Resistance to Change
Security improvements often require changing established processes and behaviors, creating resistance. Address resistance through clear communication of benefits, involving affected users in planning, providing adequate training and support, and celebrating early successes.
Start with departments or teams most receptive to change, building success stories that encourage broader adoption. Address concerns honestly and adjust approaches when feedback reveals legitimate issues.
Maintaining Momentum
Security improvement initiatives often start strong but lose momentum over time. Maintain momentum through regular progress reporting, visible leadership support, quick wins that demonstrate value, and consistent resource allocation.
Avoid "initiative fatigue" by limiting the number of concurrent projects and ensuring security improvements integrate into normal operations rather than remaining permanent projects.
Measuring Success
Success in improving cybersecurity maturity manifests in multiple ways beyond higher assessment scores. Organizations should track quantitative measures like maturity level advancement, reduced mean time to detect/respond, decreased vulnerability counts, and improved audit findings. Equally important are qualitative indicators including enhanced security culture, improved cross-functional collaboration, better alignment with business objectives, and increased stakeholder confidence.

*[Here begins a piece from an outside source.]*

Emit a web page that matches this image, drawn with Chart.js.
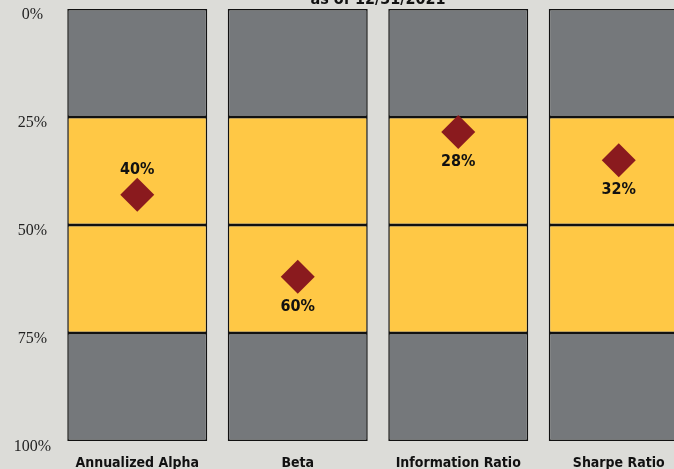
<!DOCTYPE html>
<html>
<head>
<meta charset="utf-8">
<script src="https://cdn.jsdelivr.net/npm/chart.js@4"></script>
<style>
  html, body { margin: 0; padding: 0; background: #dcdcd8; overflow: hidden; }
  #wrap { position: relative; width: 674px; height: 469px; overflow: hidden; }
  #box { position: absolute; left: 0; top: -8px; width: 716px; height: 477px; }
</style>
</head>
<body>
<div id="wrap"><div id="box"><canvas id="quartiles"></canvas></div></div>
<script>
// categories and values
var categories = ['Annualized Alpha', 'Beta', 'Information Ratio', 'Sharpe Ratio'];
var quartileBands = [25, 25, 25, 25];           // each band spans one quartile
var rankValues = [43, 62, 28.5, 35];            // diamond positions (percentile rank)
var rankLabels = ['40%', '60%', '28%', '32%'];  // printed labels
var tickLabels = ['0%', '25%', '50%', '75%', '100%'];

var GRAY = '#75787b';
var YELLOW = '#ffc845';
var MAROON = '#8a1a1e';

// label above the diamond only for the first column
var labelAbove = [true, false, false, false];

function band(color, i) {
    return {
        type: 'bar',
        data: categories.map(function(){ return quartileBands[i]; }),
        backgroundColor: color,
        borderColor: '#111',
        borderWidth: 1.5,
        borderSkipped: false,
        stack: 'q',
        order: 2
    };
}

var bands = [band(GRAY, 0), band(YELLOW, 1), band(YELLOW, 2), band(GRAY, 3)];

var rankPlugin = {
    id: 'rankLabels',
    afterDatasetsDraw: function(chart) {
        var ctx = chart.ctx;
        var meta = chart.getDatasetMeta(4);
        ctx.save();
        ctx.fillStyle = '#111';
        ctx.font = 'bold 16px "DejaVu Sans Condensed", "DejaVu Sans", sans-serif';
        ctx.textAlign = 'center';
        ctx.textBaseline = 'middle';
        meta.data.forEach(function(pt, i){
            var dy = labelAbove[i] ? -25 : 30;
            ctx.fillText(rankLabels[i], pt.x, pt.y + dy);
        });
        // title line, mostly cut off at the top of the picture
        ctx.textBaseline = 'alphabetic';
        var ca = chart.chartArea;
        ctx.fillText('as of 12/31/2021', (ca.left + ca.right) / 2, ca.top - 5);
        ctx.restore();
    }
};

var chart = new Chart(document.getElementById('quartiles').getContext('2d'), {
    data: {
        labels: categories,
        datasets: bands.concat([{
            type: 'line',
            data: rankValues,
            showLine: false,
            pointStyle: 'rectRot',
            pointRadius: 17,
            pointHoverRadius: 17,
            pointBackgroundColor: MAROON,
            pointBorderWidth: 0,
            borderColor: MAROON,
            order: 0
        }])
    },
    options: {
        responsive: true,
        maintainAspectRatio: false,
        animation: false,
        events: [],
        layout: { padding: { top: 9, left: 0, right: 0, bottom: 0 } },
        datasets: {
            bar: { categoryPercentage: 1, barPercentage: 0.872 }
        },
        plugins: {
            legend: { display: false },
            tooltip: { enabled: false }
        },
        scales: {
            x: {
                stacked: true,
                grid: { display: false, drawTicks: false },
                border: { display: false },
                ticks: {
                    padding: 14,
                    color: '#111',
                    font: { family: '"DejaVu Sans Condensed", "DejaVu Sans", sans-serif', size: 14, weight: 'bold' }
                },
                afterFit: function(axis){ axis.height = 28; }
            },
            y: {
                stacked: true,
                reverse: true,
                min: 0,
                max: 100,
                grid: { display: false, drawTicks: false },
                border: { display: false },
                ticks: {
                    stepSize: 25,
                    padding: 6,
                    labelOffset: 6,
                    crossAlign: 'center',
                    color: '#222',
                    font: { family: '"Liberation Serif", serif', size: 16 },
                    callback: function(v){ return tickLabels[v / 25]; }
                },
                afterFit: function(axis){ axis.width = 57; }
            }
        }
    },
    plugins: [rankPlugin]
});
</script>
</body>
</html>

Improving cybersecurity maturity represents a strategic imperative in today's threat landscape. Organizations following structured approaches—conducting honest assessments, prioritizing improvements strategically, implementing controls systematically, and embracing continuous improvement—build security capabilities that protect assets, enable business objectives, and demonstrate value to stakeholders. The journey requires commitment, resources, and persistence, but the destination delivers resilient organizations prepared for whatever threats emerge.